EXERCISE BRIEF: Leave out all pictures and give back precisely the lines from the line with "Give me the D3.js source for this chart." to the line with "const [X0, X1]", including those two lines.

▬▬▬

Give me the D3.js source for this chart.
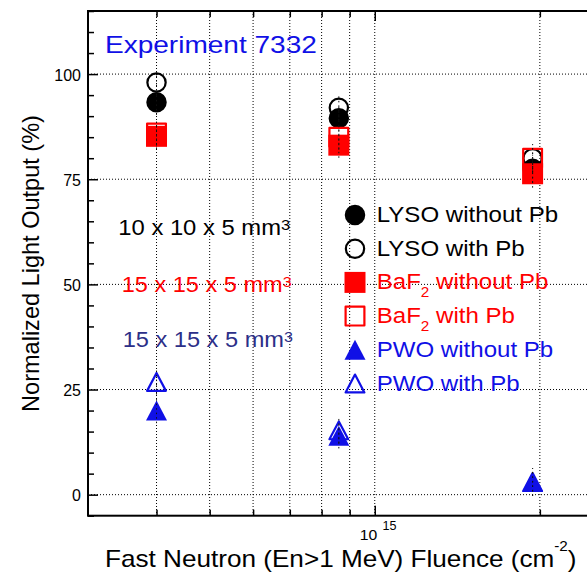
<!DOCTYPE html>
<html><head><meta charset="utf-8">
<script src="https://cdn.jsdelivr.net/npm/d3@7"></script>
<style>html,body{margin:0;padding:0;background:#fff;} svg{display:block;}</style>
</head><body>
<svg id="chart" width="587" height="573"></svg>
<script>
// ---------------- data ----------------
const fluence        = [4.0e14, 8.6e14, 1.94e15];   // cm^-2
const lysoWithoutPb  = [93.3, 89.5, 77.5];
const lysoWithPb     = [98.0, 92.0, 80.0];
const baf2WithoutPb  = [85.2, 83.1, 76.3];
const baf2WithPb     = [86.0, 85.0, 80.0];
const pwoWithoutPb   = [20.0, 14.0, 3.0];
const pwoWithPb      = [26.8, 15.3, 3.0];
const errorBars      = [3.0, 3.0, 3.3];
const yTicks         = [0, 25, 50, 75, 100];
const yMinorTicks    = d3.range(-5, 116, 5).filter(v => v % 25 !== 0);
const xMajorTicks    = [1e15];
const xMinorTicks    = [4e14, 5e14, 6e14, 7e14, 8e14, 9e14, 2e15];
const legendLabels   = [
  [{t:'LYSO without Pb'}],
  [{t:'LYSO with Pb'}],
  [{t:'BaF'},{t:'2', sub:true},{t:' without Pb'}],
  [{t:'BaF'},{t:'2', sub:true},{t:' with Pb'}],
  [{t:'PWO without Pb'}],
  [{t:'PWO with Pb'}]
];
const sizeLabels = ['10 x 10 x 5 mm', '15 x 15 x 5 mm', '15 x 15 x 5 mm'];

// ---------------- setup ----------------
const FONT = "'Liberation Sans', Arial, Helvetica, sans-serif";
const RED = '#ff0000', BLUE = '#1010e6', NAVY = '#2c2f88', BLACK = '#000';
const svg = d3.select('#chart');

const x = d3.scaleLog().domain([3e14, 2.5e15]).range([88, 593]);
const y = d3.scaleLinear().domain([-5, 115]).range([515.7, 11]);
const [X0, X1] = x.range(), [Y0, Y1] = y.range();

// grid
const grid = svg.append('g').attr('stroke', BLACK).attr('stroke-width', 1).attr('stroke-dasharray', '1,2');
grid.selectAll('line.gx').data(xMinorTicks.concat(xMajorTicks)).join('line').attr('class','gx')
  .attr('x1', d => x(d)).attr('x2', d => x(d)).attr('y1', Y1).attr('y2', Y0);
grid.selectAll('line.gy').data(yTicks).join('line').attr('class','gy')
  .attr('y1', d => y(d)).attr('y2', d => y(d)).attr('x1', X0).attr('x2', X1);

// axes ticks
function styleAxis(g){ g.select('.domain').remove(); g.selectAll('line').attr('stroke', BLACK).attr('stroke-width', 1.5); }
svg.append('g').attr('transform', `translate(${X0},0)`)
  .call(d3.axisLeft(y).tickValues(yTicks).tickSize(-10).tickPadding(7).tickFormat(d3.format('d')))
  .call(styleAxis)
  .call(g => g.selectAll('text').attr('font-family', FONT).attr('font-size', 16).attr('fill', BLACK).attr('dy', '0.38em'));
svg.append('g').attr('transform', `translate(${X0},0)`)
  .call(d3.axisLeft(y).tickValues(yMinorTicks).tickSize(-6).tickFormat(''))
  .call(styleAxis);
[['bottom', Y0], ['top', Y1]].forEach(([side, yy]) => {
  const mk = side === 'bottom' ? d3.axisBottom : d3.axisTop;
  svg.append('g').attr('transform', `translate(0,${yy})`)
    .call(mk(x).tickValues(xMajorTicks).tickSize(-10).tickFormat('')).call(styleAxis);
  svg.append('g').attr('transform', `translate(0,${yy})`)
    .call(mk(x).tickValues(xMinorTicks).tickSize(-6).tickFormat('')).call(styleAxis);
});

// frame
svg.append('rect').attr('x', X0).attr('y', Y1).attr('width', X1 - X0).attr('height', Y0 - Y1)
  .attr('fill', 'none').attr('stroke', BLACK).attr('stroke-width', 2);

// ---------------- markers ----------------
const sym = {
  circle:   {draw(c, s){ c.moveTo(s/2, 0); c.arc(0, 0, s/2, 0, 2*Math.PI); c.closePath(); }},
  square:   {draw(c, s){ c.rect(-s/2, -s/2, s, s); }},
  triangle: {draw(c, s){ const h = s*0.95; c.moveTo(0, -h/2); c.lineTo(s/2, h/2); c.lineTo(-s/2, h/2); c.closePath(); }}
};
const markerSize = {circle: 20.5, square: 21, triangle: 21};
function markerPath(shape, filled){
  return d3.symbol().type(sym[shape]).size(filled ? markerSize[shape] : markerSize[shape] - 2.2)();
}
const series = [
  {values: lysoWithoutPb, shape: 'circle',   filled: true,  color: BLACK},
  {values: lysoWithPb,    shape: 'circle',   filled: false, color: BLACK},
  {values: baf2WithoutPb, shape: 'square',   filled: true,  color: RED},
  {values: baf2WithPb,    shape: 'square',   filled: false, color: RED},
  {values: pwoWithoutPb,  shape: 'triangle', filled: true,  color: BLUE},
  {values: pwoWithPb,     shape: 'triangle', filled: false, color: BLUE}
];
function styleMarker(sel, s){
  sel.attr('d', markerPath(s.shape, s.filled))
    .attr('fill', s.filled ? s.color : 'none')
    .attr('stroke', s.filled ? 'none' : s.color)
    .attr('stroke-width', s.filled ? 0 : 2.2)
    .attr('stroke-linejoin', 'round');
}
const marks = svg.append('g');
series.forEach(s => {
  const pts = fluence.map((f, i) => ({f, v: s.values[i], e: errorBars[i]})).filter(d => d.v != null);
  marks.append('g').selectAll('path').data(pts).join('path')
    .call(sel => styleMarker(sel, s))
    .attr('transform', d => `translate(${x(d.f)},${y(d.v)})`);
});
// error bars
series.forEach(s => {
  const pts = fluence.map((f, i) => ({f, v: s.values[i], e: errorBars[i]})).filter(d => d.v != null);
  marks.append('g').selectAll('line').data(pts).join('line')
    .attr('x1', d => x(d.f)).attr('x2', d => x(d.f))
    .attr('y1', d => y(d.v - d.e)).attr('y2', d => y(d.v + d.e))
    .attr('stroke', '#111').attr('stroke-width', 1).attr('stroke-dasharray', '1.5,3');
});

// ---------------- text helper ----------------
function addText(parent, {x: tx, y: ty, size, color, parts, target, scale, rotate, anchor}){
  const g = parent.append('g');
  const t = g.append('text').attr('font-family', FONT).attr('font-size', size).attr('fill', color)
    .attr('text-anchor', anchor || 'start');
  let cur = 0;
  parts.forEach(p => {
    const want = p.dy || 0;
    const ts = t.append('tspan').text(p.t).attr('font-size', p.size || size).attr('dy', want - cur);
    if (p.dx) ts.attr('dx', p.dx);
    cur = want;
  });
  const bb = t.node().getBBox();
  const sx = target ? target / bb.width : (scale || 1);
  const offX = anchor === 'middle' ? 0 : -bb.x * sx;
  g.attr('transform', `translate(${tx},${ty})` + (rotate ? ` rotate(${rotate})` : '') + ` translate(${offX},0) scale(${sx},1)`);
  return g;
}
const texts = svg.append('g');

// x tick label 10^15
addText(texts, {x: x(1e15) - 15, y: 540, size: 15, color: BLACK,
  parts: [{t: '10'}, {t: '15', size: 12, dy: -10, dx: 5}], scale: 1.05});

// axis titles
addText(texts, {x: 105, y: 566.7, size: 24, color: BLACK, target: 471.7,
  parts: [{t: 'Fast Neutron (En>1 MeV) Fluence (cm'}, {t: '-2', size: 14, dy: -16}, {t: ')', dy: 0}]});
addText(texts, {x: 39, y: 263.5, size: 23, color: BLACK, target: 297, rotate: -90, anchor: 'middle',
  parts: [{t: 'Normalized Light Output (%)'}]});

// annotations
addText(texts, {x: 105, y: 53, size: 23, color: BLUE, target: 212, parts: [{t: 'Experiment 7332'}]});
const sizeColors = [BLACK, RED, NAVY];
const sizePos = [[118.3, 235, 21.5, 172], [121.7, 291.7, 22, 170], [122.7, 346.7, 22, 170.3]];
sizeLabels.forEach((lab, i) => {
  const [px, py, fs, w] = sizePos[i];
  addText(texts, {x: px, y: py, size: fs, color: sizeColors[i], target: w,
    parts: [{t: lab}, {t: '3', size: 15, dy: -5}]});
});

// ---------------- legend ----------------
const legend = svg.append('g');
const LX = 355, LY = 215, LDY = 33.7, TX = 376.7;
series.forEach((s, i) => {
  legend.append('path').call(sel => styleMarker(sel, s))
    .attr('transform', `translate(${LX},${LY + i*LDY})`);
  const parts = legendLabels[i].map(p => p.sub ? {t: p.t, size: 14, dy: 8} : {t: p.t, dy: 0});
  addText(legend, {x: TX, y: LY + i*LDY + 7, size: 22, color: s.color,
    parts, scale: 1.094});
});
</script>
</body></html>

▬▬▬

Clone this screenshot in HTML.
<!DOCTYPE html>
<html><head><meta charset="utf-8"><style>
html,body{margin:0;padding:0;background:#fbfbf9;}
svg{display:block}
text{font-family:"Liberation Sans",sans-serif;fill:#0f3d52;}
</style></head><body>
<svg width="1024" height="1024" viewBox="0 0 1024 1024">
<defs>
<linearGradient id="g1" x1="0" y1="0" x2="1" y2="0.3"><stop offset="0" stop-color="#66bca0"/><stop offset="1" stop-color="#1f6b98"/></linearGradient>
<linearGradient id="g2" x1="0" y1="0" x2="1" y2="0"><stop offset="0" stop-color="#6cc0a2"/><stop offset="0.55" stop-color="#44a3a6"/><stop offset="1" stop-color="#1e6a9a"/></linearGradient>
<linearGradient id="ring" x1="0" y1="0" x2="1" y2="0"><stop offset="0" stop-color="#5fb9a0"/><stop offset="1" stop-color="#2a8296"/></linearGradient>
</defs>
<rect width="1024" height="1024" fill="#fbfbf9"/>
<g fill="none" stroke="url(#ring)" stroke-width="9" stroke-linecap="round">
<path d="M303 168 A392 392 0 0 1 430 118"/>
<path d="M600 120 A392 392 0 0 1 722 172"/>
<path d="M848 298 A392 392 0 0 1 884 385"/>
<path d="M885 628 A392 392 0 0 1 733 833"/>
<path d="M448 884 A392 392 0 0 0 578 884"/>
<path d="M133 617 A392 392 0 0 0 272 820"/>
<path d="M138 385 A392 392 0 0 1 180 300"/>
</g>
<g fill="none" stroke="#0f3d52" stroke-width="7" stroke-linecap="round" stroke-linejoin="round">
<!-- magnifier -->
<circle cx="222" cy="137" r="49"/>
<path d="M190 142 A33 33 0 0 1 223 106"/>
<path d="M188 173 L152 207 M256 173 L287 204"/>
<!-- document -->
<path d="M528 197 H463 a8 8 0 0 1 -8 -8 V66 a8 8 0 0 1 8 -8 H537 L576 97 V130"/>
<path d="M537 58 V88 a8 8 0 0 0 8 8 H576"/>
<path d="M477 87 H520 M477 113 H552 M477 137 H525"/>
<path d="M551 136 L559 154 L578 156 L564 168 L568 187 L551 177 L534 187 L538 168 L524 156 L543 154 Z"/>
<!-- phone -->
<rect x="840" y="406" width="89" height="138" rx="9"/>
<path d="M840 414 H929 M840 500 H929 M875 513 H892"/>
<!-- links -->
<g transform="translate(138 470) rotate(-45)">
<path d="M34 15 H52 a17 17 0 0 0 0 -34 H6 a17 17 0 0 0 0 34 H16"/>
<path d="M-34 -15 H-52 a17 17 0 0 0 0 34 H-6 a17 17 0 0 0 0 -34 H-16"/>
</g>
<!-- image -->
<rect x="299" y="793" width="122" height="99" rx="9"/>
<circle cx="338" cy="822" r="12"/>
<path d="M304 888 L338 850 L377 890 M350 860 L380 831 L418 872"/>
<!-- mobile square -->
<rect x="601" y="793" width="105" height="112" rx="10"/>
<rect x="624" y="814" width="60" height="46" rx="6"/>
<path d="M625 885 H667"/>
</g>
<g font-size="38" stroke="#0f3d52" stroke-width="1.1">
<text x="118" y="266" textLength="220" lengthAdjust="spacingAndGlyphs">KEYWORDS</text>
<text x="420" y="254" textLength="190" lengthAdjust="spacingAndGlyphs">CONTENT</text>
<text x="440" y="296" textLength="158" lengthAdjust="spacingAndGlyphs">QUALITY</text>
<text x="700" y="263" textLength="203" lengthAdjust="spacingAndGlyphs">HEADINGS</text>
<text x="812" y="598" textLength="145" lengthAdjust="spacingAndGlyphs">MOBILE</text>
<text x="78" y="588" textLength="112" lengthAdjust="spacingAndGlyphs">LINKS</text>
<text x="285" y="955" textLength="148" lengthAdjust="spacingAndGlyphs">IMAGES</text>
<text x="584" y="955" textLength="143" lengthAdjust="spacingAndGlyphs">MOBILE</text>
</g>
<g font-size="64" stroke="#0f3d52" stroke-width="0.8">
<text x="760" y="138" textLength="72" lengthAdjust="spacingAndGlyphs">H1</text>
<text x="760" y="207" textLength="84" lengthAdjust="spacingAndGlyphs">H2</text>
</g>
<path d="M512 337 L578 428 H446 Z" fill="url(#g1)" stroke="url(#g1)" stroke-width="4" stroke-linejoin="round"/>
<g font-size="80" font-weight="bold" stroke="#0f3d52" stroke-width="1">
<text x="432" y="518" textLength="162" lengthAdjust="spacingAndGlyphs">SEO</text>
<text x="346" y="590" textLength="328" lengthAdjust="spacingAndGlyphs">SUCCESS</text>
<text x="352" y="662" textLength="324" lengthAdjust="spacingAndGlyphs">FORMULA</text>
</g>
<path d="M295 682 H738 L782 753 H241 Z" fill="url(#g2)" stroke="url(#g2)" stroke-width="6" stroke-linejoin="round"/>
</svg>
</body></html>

▬▬▬

EXERCISE RESPONSE:
Give me the D3.js source for this chart.
<!DOCTYPE html>
<html><head><meta charset="utf-8">
<script src="https://cdn.jsdelivr.net/npm/d3@7"></script>
<style>html,body{margin:0;padding:0;background:#fff;} svg{display:block;}</style>
</head><body>
<svg id="chart" width="587" height="573"></svg>
<script>
// ---------------- data ----------------
const fluence        = [4.0e14, 8.6e14, 1.94e15];   // cm^-2
const lysoWithoutPb  = [93.3, 89.5, 77.5];
const lysoWithPb     = [98.0, 92.0, 80.0];
const baf2WithoutPb  = [85.2, 83.1, 76.3];
const baf2WithPb     = [86.0, 85.0, 80.0];
const pwoWithoutPb   = [20.0, 14.0, 3.0];
const pwoWithPb      = [26.8, 15.3, 3.0];
const errorBars      = [3.0, 3.0, 3.3];
const yTicks         = [0, 25, 50, 75, 100];
const yMinorTicks    = d3.range(-5, 116, 5).filter(v => v % 25 !== 0);
const xMajorTicks    = [1e15];
const xMinorTicks    = [4e14, 5e14, 6e14, 7e14, 8e14, 9e14, 2e15];
const legendLabels   = [
  [{t:'LYSO without Pb'}],
  [{t:'LYSO with Pb'}],
  [{t:'BaF'},{t:'2', sub:true},{t:' without Pb'}],
  [{t:'BaF'},{t:'2', sub:true},{t:' with Pb'}],
  [{t:'PWO without Pb'}],
  [{t:'PWO with Pb'}]
];
const sizeLabels = ['10 x 10 x 5 mm', '15 x 15 x 5 mm', '15 x 15 x 5 mm'];

// ---------------- setup ----------------
const FONT = "'Liberation Sans', Arial, Helvetica, sans-serif";
const RED = '#ff0000', BLUE = '#1010e6', NAVY = '#2c2f88', BLACK = '#000';
const svg = d3.select('#chart');

const x = d3.scaleLog().domain([3e14, 2.5e15]).range([88, 593]);
const y = d3.scaleLinear().domain([-5, 115]).range([515.7, 11]);
const [X0, X1] = x.range(), [Y0, Y1] = y.range();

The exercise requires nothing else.